INSTRUCTION — Retype the data exactly, from its first line to the line containing "plt.rcParams['font.family'] = ['Liberation", including both, and skip any picture.

RECORDED INFORMATION —
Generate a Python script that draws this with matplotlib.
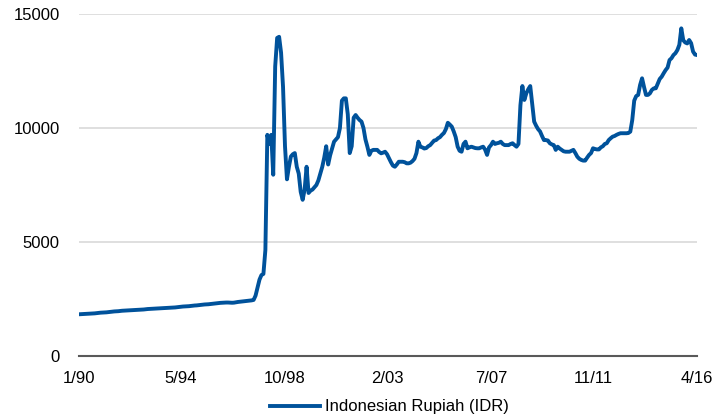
import matplotlib
matplotlib.use("Agg")
import matplotlib.pyplot as plt
import numpy as np

plt.rcParams['font.family'] = ['Liberation Sans', 'DejaVu Sans']

# Monthly IDR per USD, Jan 1990 .. Apr 2016
idr_1990 = [1830, 1835, 1840, 1845, 1850, 1855, 1860, 1865, 1870, 1880, 1890, 1900]
idr_1991 = [1905, 1910, 1915, 1925, 1935, 1945, 1955, 1960, 1965, 1975, 1985, 1990]
idr_1992 = [1995, 2000, 2005, 2010, 2015, 2020, 2025, 2030, 2035, 2040, 2050, 2060]
idr_1993 = [2065, 2070, 2075, 2080, 2085, 2090, 2095, 2100, 2105, 2110, 2115, 2120]
idr_1994 = [2125, 2130, 2140, 2150, 2160, 2170, 2175, 2180, 2185, 2195, 2205, 2215]
idr_1995 = [2220, 2230, 2240, 2250, 2260, 2265, 2270, 2280, 2290, 2300, 2310, 2320]
idr_1996 = [2330, 2335, 2340, 2345, 2345, 2340, 2335, 2340, 2355, 2370, 2380, 2390]
idr_1997 = [2400, 2410, 2420, 2430, 2440, 2460, 2650, 3000, 3350, 3550, 3600, 4650]
idr_1998 = [9700, 9300, 9700, 7950, 12700, 13950, 14000, 13300, 11800, 9200, 7750, 8300]
idr_1999 = [8750, 8850, 8900, 8300, 8000, 7200, 6850, 7300, 8300, 7150, 7250, 7300]
idr_2000 = [7400, 7500, 7700, 8000, 8300, 8700, 9200, 8400, 8800, 9100, 9400, 9500]
idr_2001 = [9600, 10000, 11200, 11300, 11300, 10600, 8900, 9200, 10450, 10570, 10450, 10350]
idr_2002 = [10280, 10000, 9500, 9180, 8820, 9000, 9040, 9040, 9040, 8950, 8890, 8920]
idr_2003 = [8960, 8850, 8670, 8500, 8350, 8300, 8400, 8520, 8520, 8520, 8500, 8450]
idr_2004 = [8450, 8480, 8550, 8650, 8900, 9400, 9180, 9150, 9100, 9120, 9200, 9250]
idr_2005 = [9350, 9450, 9470, 9550, 9600, 9700, 9780, 9950, 10230, 10150, 10060, 9850]
idr_2006 = [9600, 9180, 9000, 8960, 9300, 9400, 9110, 9150, 9180, 9150, 9120, 9110]
idr_2007 = [9110, 9150, 9180, 9050, 8820, 9150, 9250, 9400, 9300, 9330, 9350, 9400]
idr_2008 = [9300, 9250, 9250, 9250, 9300, 9330, 9250, 9180, 9300, 11000, 11840, 11230]
idr_2009 = [11520, 11700, 11840, 11080, 10280, 10100, 9950, 9850, 9650, 9470, 9470, 9450]
idr_2010 = [9330, 9280, 9250, 9040, 9180, 9100, 9040, 8980, 8960, 8960, 8960, 9000]
idr_2011 = [9040, 8900, 8740, 8650, 8600, 8570, 8570, 8700, 8820, 8900, 9110, 9080]
idr_2012 = [9060, 9060, 9150, 9200, 9300, 9330, 9470, 9550, 9620, 9650, 9700, 9740]
idr_2013 = [9770, 9770, 9770, 9770, 9780, 9840, 10350, 11200, 11400, 11450, 11890, 12180]
idr_2014 = [11800, 11450, 11450, 11520, 11670, 11740, 11740, 11950, 12150, 12250, 12400, 12540]
idr_2015 = [12650, 12980, 13060, 13200, 13280, 13420, 13650, 14370, 13850, 13750, 13710, 13860]
idr_2016 = [13720, 13350, 13220, 13200]

idr = (idr_1990 + idr_1991 + idr_1992 + idr_1993 + idr_1994 + idr_1995 + idr_1996
       + idr_1997 + idr_1998 + idr_1999 + idr_2000 + idr_2001 + idr_2002 + idr_2003
       + idr_2004 + idr_2005 + idr_2006 + idr_2007 + idr_2008 + idr_2009 + idr_2010
       + idr_2011 + idr_2012 + idr_2013 + idr_2014 + idr_2015 + idr_2016)

# x tick labels (month/year) and their month offsets from Jan 1990
tick_labels = ["1/90", "5/94", "10/98", "2/03", "7/07", "11/11", "4/16"]
tick_months = [0, 52, 105, 157, 210, 262, 315]

y_ticks = [0, 5000, 10000, 15000]

months = np.arange(len(idr))

fig = plt.figure(figsize=(7.14, 4.16), dpi=100)
ax = fig.add_axes([79 / 714, 1 - 356 / 416, (697 - 79) / 714, (356 - 14) / 416])

line, = ax.plot(months, idr, color="#00529b", lw=2.8, solid_joinstyle="round",
                label="Indonesian Rupiah (IDR)")

ax.set_xlim(0, len(idr) - 1)
ax.set_ylim(0, 15000)
ax.set_yticks(y_ticks)
ax.set_yticklabels([str(v) for v in y_ticks])
ax.set_xticks(tick_months)
ax.set_xticklabels(tick_labels)

for v in y_ticks[1:]:
    ax.axhline(v, color="#d9d9d9", lw=1.2, zorder=0)

for s in ["top", "right", "left"]:
    ax.spines[s].set_visible(False)
ax.spines["bottom"].set_color("#595959")
ax.spines["bottom"].set_linewidth(1.5)

ax.tick_params(axis="both", length=0, labelsize=12, colors="black")
ax.tick_params(axis="y", pad=14)
ax.tick_params(axis="x", pad=11)

fig.legend(handles=[line], loc="center", bbox_to_anchor=(389 / 714, 1 - 407 / 416),
           frameon=False, fontsize=12, handlelength=3.0, handletextpad=0.3,
           borderaxespad=0, borderpad=0)

fig.savefig("out.png", dpi=100)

EXERCISE OUTPUT —
Generate a Python script that draws this with matplotlib.
import matplotlib
matplotlib.use("Agg")
import matplotlib.pyplot as plt
import numpy as np

plt.rcParams['font.family'] = ['Liberation Sans', 'DejaVu Sans']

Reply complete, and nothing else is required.